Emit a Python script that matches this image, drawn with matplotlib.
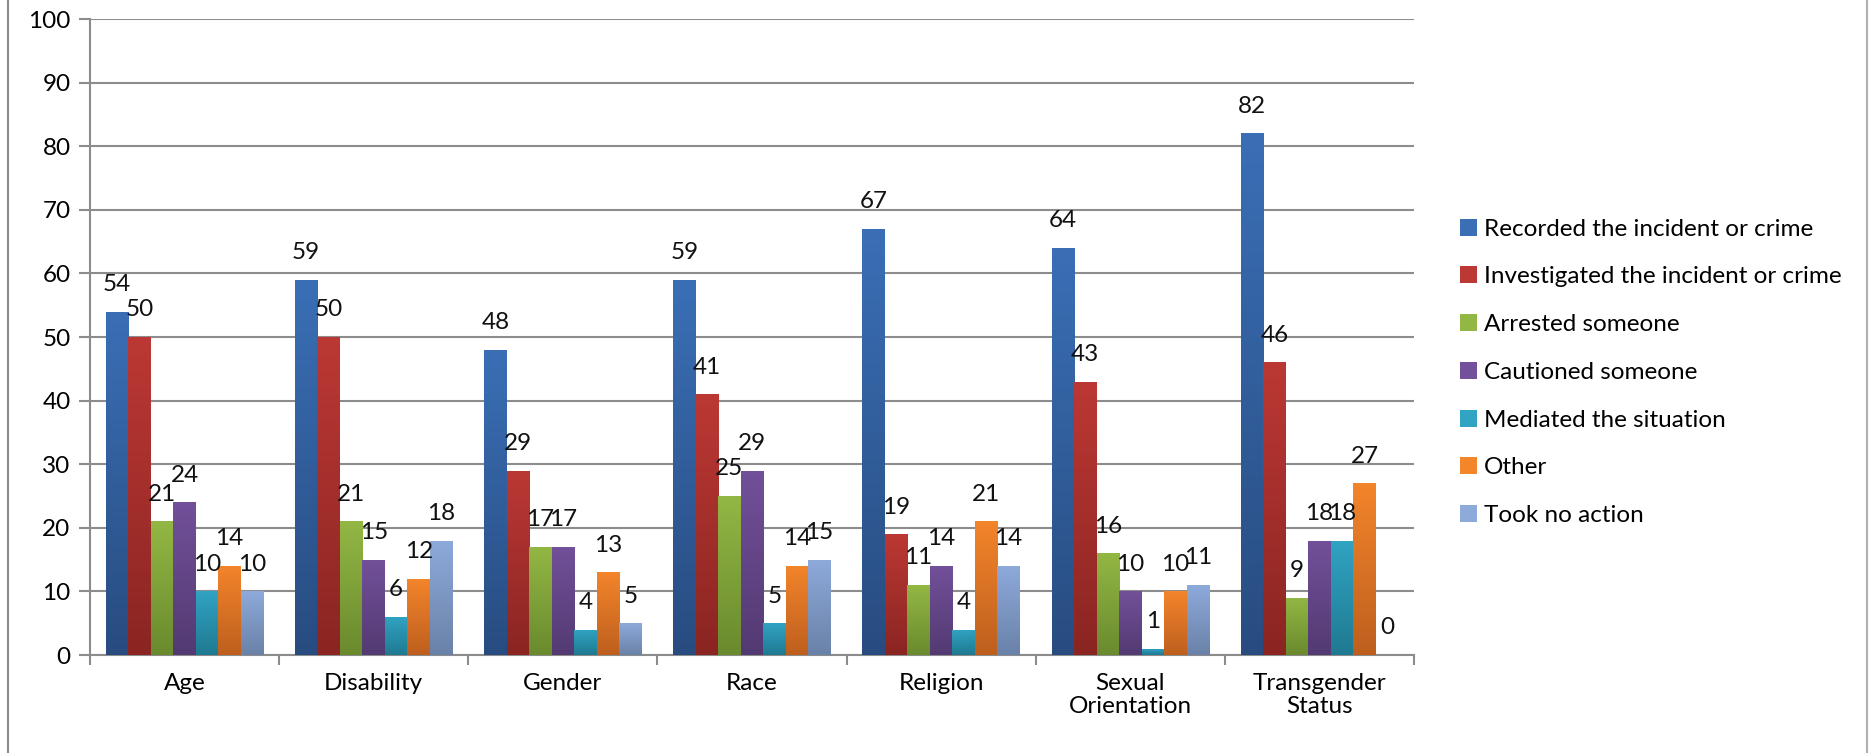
import numpy as np
import matplotlib
matplotlib.use("Agg")
import matplotlib.pyplot as plt
from matplotlib.lines import Line2D
from matplotlib.colors import LinearSegmentedColormap

plt.rcParams['font.family'] = ['Lato', 'DejaVu Sans']

categories = ["Age", "Disability", "Gender", "Race", "Religion",
              "Sexual\nOrientation", "Transgender\nStatus"]
series = ["Recorded the incident or crime", "Investigated the incident or crime",
          "Arrested someone", "Cautioned someone", "Mediated the situation",
          "Other", "Took no action"]

recorded = [54, 59, 48, 59, 67, 64, 82]
investigated = [50, 50, 29, 41, 19, 43, 46]
arrested = [21, 21, 17, 25, 11, 16, 9]
cautioned = [24, 15, 17, 29, 14, 10, 18]
mediated = [10, 6, 4, 5, 4, 1, 18]
other = [14, 12, 13, 14, 21, 10, 27]
no_action = [10, 18, 5, 15, 14, 11, 0]
values = [recorded, investigated, arrested, cautioned, mediated, other, no_action]

# (top colour, bottom colour) for the gradient fill
colors = [("#3A6FB6", "#284C80"), ("#BC3834", "#8A2522"), ("#93B744", "#6A8A2E"),
          ("#72509A", "#533A72"), ("#31A3C3", "#1F7A91"), ("#F3852B", "#BE5F1E"),
          ("#8EAADB", "#6A82A8")]

FS = 17.5
W, H = 1869, 753
fig = plt.figure(figsize=(W / 100, H / 100), dpi=100)
ax = fig.add_axes([90 / W, 1 - 655 / H, (1414 - 90) / W, (655 - 19) / H])

n = len(series)
bw = 0.119
x = np.arange(len(categories))
handles = []
for i, (name, vals, (ctop, cbot)) in enumerate(zip(series, values, colors)):
    pos = x + (i - (n - 1) / 2) * bw
    bars = ax.bar(pos, vals, bw, color=ctop, label=name, zorder=3)
    cmap = LinearSegmentedColormap.from_list("g%d" % i, [cbot, ctop])
    grad = np.linspace(0, 1, 256).reshape(-1, 1)
    for b, v in zip(bars, vals):
        if v > 0:
            bx = b.get_x()
            im = ax.imshow(grad, cmap=cmap, aspect='auto', origin='lower',
                           extent=(bx, bx + bw, 0, v), zorder=3.5)
            im.set_clip_path(b)
        ax.annotate(str(v), (b.get_x() + bw / 2, v), xytext=(0, 19.5),
                    textcoords='offset points', ha='center', va='center',
                    fontsize=FS, color='#111111', zorder=5)
    handles.append(plt.Rectangle((0, 0), 1, 1, facecolor=ctop, edgecolor='none'))

ax.set_xlim(-0.5, len(categories) - 0.5)
ax.set_ylim(0, 100)
ax.set_yticks(np.arange(0, 101, 10))
ax.set_xticks(np.arange(-0.5, len(categories), 1))
ax.set_xticklabels([])
ax.set_xticks(x, minor=True)
ax.set_xticklabels(categories, minor=True, fontsize=FS, linespacing=1.1)
ax.tick_params(axis='x', which='minor', length=0, pad=13)
ax.tick_params(axis='x', which='major', length=7, color='#8c8c8c', width=1.5)
ax.tick_params(axis='y', length=8, color='#8c8c8c', width=1.5, labelsize=FS, pad=6)
ax.yaxis.grid(True, color='#8c8c8c', linewidth=1.5, zorder=0)
ax.set_axisbelow(True)
for s in ['top', 'right']:
    ax.spines[s].set_visible(False)
for s in ['left', 'bottom']:
    ax.spines[s].set_color('#8c8c8c')
    ax.spines[s].set_linewidth(1.5)

leg = fig.legend(handles, series, loc='upper left', bbox_to_anchor=(1450 / W, 1 - 209 / H),
                 frameon=False, fontsize=FS, handlelength=0.7, handleheight=0.7,
                 handletextpad=0.3, labelspacing=1.1, borderaxespad=0)

fig.add_artist(Line2D([8 / W, 8 / W], [0, 1], color='#8c8c8c', linewidth=1.5))
fig.add_artist(Line2D([1867 / W, 1867 / W], [0, 1], color='#b0b0b0', linewidth=1.5))

fig.savefig("out.png", dpi=100)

• **SET EXERCISE**:
From the listing above, copy all lines holding the word "matplotlib".

• **EXERCISE RESPONSE**:
Emit a Python script that matches this image, drawn with matplotlib.
import matplotlib
matplotlib.use("Agg")
import matplotlib.pyplot as plt
from matplotlib.lines import Line2D
from matplotlib.colors import LinearSegmentedColormap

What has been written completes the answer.